What needs to be done ▸ For the data below, report only the number of lines containing the string "this".

Information provided ▸

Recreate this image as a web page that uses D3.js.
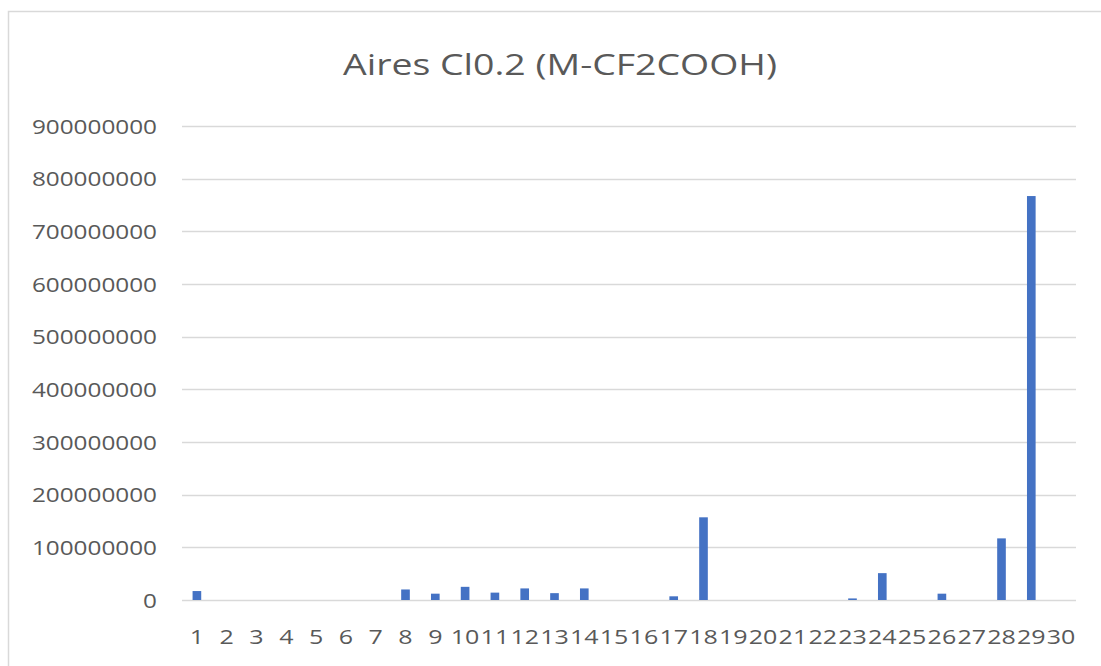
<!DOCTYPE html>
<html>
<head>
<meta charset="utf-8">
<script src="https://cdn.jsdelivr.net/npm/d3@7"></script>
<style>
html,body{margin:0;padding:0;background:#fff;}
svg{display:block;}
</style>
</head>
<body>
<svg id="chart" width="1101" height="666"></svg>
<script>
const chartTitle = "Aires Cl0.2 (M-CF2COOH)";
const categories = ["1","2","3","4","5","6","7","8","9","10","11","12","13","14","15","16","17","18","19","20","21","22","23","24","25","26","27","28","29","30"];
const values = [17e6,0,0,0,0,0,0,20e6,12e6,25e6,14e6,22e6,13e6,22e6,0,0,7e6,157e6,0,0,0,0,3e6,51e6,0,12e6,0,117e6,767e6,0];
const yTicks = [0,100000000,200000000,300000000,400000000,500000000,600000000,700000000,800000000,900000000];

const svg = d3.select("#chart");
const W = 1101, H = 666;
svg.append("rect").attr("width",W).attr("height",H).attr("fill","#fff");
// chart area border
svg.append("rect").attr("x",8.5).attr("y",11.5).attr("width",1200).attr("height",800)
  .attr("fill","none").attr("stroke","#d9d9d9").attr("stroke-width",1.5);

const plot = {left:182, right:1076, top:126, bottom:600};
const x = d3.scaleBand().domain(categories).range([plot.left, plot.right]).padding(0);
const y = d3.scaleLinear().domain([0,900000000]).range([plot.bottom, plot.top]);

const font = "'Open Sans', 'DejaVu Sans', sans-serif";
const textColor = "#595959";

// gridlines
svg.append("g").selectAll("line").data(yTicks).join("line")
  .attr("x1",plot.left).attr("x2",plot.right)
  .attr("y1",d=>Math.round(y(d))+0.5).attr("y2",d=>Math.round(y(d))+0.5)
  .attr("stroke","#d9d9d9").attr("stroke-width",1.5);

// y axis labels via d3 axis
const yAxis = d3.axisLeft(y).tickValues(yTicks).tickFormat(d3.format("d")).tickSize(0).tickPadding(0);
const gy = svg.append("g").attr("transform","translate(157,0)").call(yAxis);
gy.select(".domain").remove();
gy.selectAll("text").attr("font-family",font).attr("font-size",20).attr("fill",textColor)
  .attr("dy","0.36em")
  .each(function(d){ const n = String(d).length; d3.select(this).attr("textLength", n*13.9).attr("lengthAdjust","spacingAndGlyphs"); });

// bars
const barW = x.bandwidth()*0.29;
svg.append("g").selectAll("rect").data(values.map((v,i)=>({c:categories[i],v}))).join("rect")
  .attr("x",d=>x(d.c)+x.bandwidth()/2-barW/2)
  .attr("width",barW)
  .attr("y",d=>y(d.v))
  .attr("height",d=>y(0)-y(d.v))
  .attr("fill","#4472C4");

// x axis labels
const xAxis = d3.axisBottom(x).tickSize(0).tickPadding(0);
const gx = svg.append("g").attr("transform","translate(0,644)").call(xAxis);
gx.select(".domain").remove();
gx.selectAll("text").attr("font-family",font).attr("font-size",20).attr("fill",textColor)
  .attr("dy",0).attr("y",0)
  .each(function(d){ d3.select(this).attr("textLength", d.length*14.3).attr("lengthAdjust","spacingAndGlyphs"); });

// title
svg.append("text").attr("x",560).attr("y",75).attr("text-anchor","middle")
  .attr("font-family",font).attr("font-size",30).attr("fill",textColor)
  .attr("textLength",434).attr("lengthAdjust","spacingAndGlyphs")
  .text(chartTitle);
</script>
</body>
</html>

Response ▸ 3